Z rosnącego koło śmietnika buka na blat zeskoczyła ruda wiewiórka.
Hmm.
A w tłumaczeniu to znaczy…?
jakby zwierzątko walczyło o życie
Ale zostaw takie niedomówienie, więcej inteligentnie. Also – called it!
I tak już niektórzy narzekali, że za dużo się trzeba domyślać ;)
Z rymem i aliteracją chwilowo nie wiem, co zrobić. Resztę poprawiłam.
Super zakręt na końcu, roześmiałam się w głos. Można by jeszcze spolerować tu i ówdzie, troszkę nawoskować blat, tę plamę z atramentu wybielić, ale ogólnie biurko jak ta lala :D
Och, jeee, jak miło, dziękuję :)
Chciałabym w końcu przeczytać coś optymistycznego!
Niby racja, ale pewna nie jestem. Zmieniłam, choć brzmi mi dziwnie :)

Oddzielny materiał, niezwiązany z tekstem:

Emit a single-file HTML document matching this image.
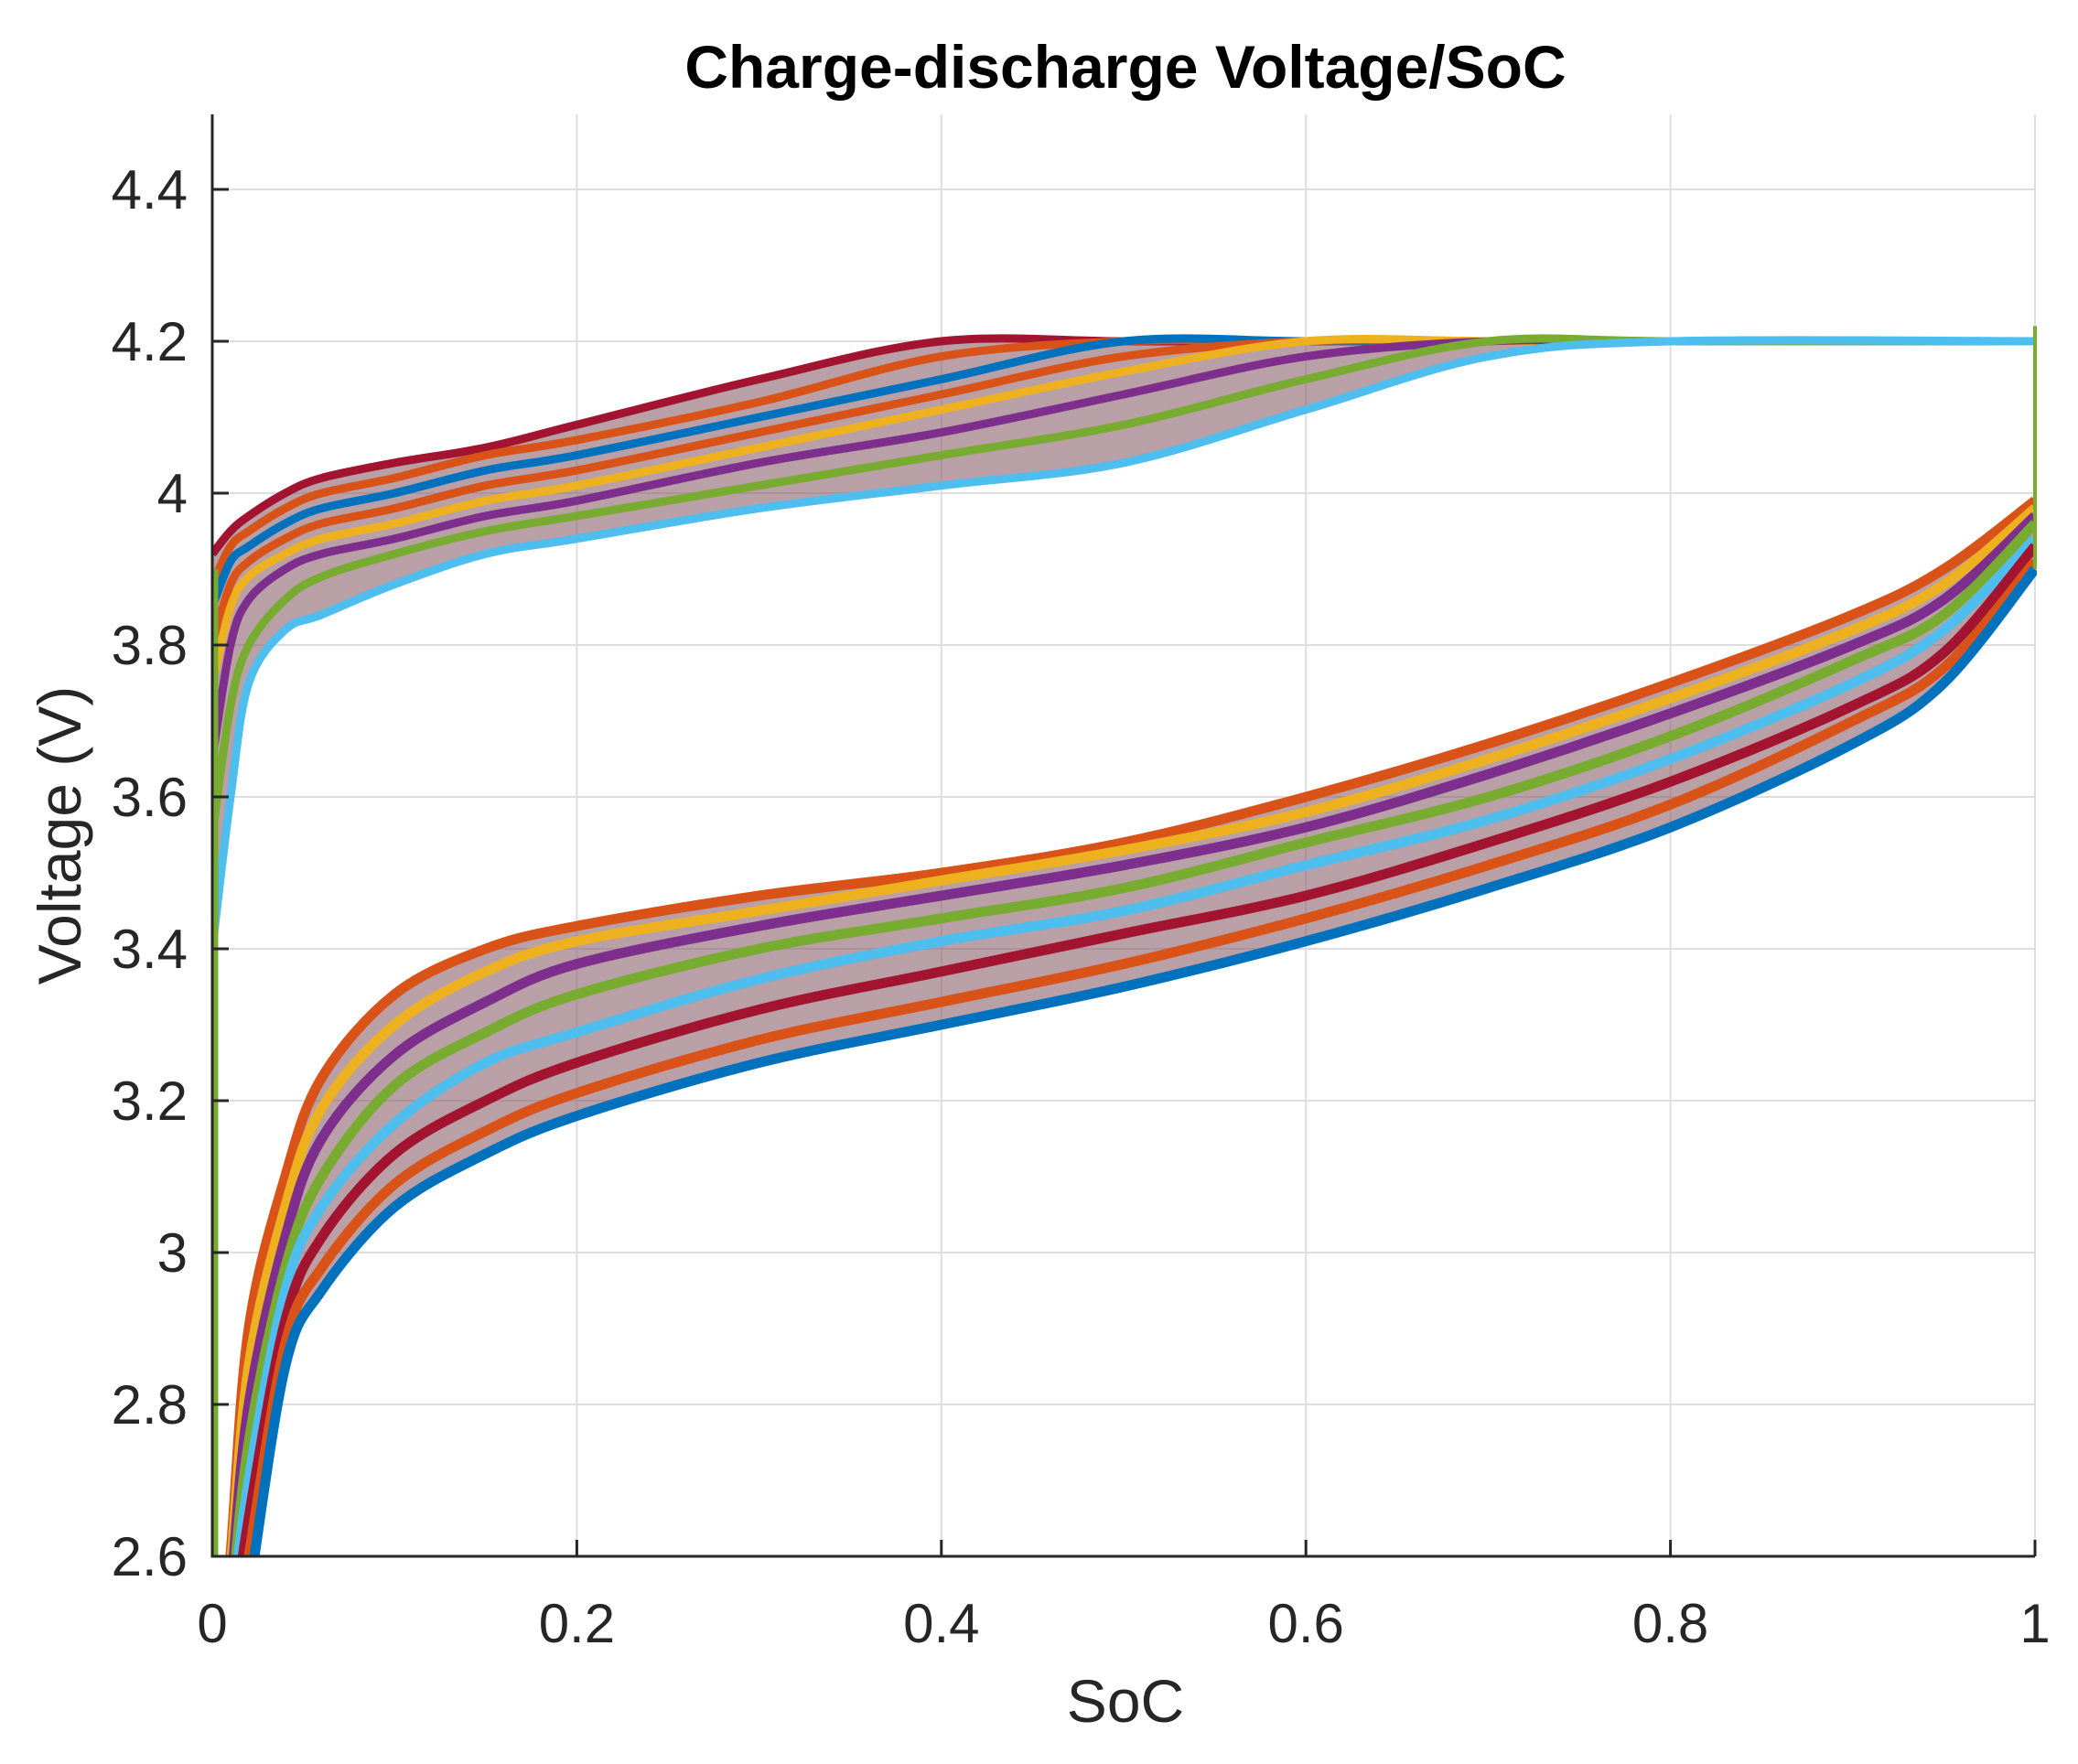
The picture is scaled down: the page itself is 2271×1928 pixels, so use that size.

No, ja też właśnie nie jestem pewna…
Pobojowisko po przeszukaniu lub rabunku wygląda inaczej niż po walce.
Ekhm. Pobojowisko po czym może być, jak nie po walce?
A w tłumaczeniu to znaczy…?
“Jakiś ten szyk taki maraśny” ^^
I tak już niektórzy narzekali, że za dużo się trzeba domyślać ;)
Oj, tam :D
Och, jeee, jak miło, dziękuję :)
Proszę.
Gdzie nie ma zasad, tam są kwasy.
– Babciu , a co ona tam robi w tej szufladzie? Nie zasnę, jak mi nie opowiesz.
Nie tylko dzieci lubią wiewiórki. :) Więcej wiewiórek!
No, wiewiórki są fajne :)
Chciałabym w końcu przeczytać coś optymistycznego!